Aim | Copy out each line of the material in which the word "this" appears.

The data |
****************************************

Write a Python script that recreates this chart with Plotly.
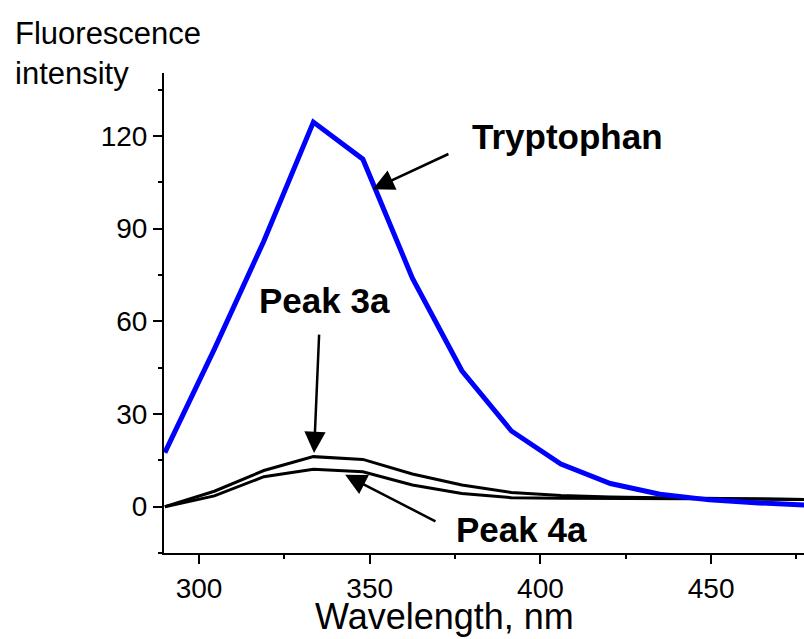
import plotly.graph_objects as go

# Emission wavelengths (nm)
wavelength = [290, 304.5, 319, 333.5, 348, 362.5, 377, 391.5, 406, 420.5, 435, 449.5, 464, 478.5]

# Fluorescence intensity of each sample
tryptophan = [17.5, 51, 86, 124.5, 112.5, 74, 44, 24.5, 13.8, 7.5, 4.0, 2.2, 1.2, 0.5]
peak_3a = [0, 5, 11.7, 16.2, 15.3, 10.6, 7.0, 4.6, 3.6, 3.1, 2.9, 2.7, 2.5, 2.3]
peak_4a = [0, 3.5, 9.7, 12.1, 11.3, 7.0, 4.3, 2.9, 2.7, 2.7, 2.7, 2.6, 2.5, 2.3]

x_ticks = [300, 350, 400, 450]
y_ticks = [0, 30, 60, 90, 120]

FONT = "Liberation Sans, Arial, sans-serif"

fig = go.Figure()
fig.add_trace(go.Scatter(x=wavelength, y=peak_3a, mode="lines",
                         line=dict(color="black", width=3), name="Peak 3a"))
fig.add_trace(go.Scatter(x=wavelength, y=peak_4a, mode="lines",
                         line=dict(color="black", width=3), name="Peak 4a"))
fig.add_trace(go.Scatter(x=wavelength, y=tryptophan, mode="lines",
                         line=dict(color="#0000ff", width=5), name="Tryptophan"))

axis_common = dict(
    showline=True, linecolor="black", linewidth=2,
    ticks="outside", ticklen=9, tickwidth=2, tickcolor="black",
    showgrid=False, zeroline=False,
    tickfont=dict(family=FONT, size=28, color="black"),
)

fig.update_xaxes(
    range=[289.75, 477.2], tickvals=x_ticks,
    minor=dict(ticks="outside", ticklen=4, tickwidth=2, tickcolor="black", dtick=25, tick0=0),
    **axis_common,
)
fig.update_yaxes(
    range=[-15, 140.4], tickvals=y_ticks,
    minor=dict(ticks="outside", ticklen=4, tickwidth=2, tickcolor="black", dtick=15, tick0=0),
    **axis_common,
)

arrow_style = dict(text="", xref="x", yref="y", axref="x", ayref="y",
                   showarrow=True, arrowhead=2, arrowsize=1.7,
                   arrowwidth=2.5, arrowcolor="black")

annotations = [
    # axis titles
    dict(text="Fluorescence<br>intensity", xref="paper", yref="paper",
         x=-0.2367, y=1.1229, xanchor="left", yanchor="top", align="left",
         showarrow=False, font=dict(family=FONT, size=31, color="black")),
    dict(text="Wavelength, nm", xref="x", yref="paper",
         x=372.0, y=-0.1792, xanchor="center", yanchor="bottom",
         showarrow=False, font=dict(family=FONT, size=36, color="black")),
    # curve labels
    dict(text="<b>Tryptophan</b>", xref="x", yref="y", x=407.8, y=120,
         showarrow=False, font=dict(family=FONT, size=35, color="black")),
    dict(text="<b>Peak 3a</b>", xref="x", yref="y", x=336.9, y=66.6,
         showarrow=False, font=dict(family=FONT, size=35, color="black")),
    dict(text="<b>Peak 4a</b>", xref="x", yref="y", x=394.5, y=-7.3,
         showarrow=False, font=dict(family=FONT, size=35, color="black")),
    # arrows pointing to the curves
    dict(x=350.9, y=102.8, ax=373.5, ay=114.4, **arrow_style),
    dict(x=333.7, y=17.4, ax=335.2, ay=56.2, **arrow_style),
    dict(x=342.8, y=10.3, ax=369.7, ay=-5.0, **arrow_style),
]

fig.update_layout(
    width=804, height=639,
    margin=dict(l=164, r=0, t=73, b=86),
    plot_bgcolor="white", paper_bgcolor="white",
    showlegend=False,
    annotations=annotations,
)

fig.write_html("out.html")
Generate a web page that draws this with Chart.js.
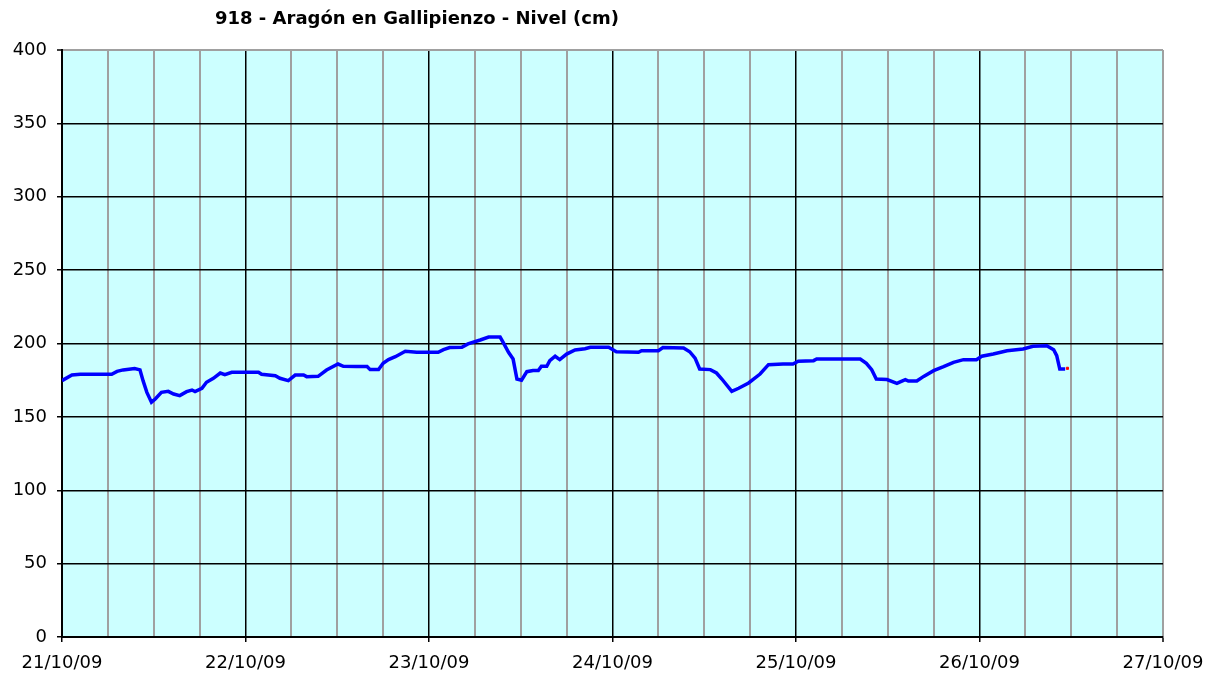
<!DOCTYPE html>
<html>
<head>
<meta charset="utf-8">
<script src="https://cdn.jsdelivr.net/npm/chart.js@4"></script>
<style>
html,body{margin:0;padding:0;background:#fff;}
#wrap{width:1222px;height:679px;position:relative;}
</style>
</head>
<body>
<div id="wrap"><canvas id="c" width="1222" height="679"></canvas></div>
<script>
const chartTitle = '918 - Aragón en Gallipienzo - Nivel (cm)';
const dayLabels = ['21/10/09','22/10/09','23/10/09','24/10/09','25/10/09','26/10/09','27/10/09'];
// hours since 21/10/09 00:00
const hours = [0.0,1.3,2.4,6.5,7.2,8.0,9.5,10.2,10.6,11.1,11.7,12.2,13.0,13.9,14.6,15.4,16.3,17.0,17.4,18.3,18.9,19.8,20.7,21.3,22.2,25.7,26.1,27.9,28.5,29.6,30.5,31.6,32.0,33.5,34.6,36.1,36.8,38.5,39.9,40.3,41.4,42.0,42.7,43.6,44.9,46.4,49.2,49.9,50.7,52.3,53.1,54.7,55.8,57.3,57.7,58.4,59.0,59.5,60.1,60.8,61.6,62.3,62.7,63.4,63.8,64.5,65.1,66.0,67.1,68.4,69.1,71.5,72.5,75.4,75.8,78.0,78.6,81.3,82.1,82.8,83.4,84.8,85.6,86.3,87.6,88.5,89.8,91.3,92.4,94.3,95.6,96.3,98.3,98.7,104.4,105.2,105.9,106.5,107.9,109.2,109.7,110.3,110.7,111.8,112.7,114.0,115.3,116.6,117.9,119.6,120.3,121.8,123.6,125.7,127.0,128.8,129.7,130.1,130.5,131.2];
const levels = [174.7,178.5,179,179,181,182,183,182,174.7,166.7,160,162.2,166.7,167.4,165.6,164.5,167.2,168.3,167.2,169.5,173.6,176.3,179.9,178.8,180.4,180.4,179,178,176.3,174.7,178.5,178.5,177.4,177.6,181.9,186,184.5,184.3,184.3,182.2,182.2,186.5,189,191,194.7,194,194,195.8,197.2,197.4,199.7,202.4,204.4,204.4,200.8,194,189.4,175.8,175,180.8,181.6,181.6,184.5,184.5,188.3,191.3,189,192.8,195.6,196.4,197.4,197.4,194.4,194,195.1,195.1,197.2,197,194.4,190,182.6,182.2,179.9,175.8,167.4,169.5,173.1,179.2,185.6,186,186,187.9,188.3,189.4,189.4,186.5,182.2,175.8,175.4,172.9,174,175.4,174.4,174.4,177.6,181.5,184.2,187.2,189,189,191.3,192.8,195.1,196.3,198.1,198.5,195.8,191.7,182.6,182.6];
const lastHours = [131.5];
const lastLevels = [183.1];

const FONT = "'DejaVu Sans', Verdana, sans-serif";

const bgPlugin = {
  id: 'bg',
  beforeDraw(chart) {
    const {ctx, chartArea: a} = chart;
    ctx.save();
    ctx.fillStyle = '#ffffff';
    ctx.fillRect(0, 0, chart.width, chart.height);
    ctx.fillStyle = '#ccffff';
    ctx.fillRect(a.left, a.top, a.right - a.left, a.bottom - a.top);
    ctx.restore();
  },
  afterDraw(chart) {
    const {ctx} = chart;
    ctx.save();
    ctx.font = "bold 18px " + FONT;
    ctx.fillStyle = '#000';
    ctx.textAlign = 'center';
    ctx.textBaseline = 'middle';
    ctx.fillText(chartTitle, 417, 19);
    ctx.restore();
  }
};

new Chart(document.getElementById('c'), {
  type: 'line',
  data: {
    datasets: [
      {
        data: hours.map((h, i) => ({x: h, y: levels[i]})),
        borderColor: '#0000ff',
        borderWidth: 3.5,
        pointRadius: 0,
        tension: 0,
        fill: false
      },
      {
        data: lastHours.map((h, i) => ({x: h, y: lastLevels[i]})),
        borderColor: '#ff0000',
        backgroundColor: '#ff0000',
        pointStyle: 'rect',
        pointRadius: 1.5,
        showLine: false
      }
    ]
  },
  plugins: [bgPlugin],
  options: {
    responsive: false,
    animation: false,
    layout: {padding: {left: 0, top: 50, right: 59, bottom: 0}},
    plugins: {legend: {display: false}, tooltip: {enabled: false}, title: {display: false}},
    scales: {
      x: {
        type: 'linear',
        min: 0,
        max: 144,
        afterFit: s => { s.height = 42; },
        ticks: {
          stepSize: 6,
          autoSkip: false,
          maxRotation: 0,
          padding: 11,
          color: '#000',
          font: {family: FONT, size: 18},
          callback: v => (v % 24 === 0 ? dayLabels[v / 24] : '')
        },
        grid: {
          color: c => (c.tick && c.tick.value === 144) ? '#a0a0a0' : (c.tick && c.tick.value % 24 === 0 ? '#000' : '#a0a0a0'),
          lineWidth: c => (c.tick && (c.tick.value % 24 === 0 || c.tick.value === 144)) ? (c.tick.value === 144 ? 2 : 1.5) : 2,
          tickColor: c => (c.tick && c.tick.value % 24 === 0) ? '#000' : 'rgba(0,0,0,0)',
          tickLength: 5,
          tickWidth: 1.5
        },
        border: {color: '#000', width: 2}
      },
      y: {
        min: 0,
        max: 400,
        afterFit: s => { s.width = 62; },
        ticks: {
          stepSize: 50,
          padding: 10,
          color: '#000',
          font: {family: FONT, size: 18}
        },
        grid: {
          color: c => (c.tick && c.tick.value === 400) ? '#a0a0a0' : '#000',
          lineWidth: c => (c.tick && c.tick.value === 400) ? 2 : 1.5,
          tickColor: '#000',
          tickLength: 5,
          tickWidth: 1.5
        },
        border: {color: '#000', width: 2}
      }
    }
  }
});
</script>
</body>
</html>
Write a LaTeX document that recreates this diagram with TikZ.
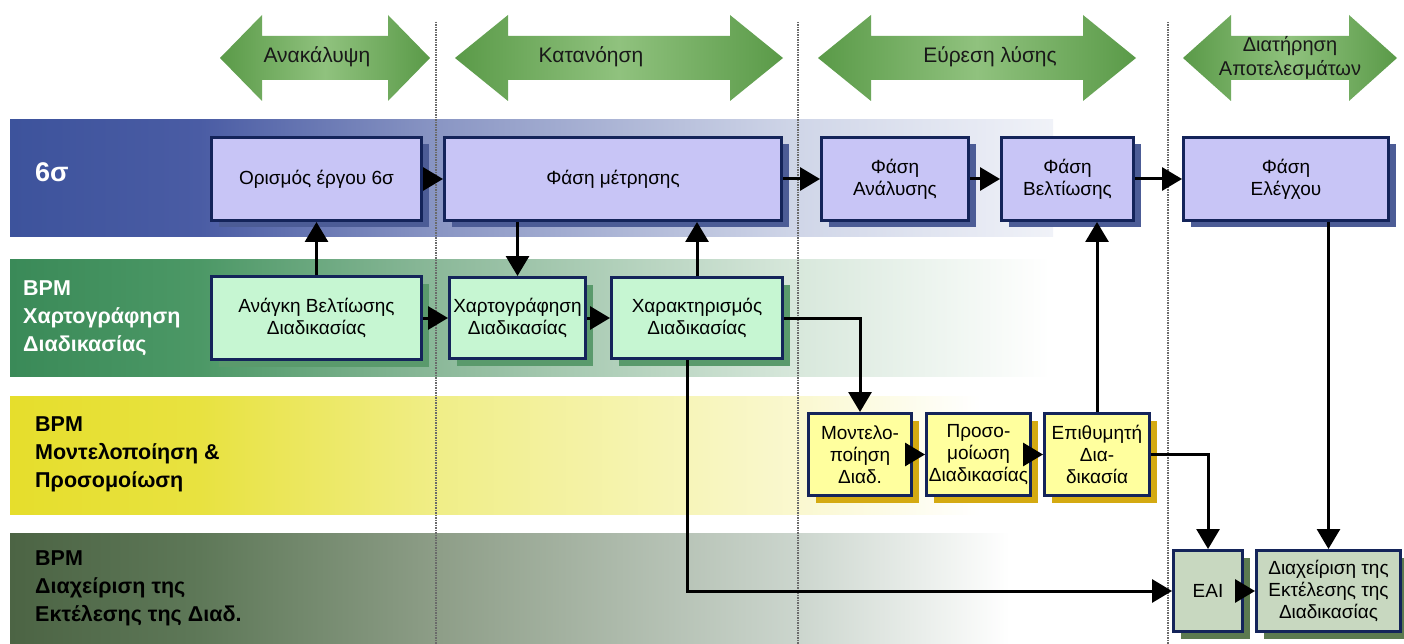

****************************************

Exercise answer |
Write a Python script that recreates this chart with Plotly.
Generate a web page that draws this with Chart.js.
Write a LaTeX document that recreates this diagram with TikZ.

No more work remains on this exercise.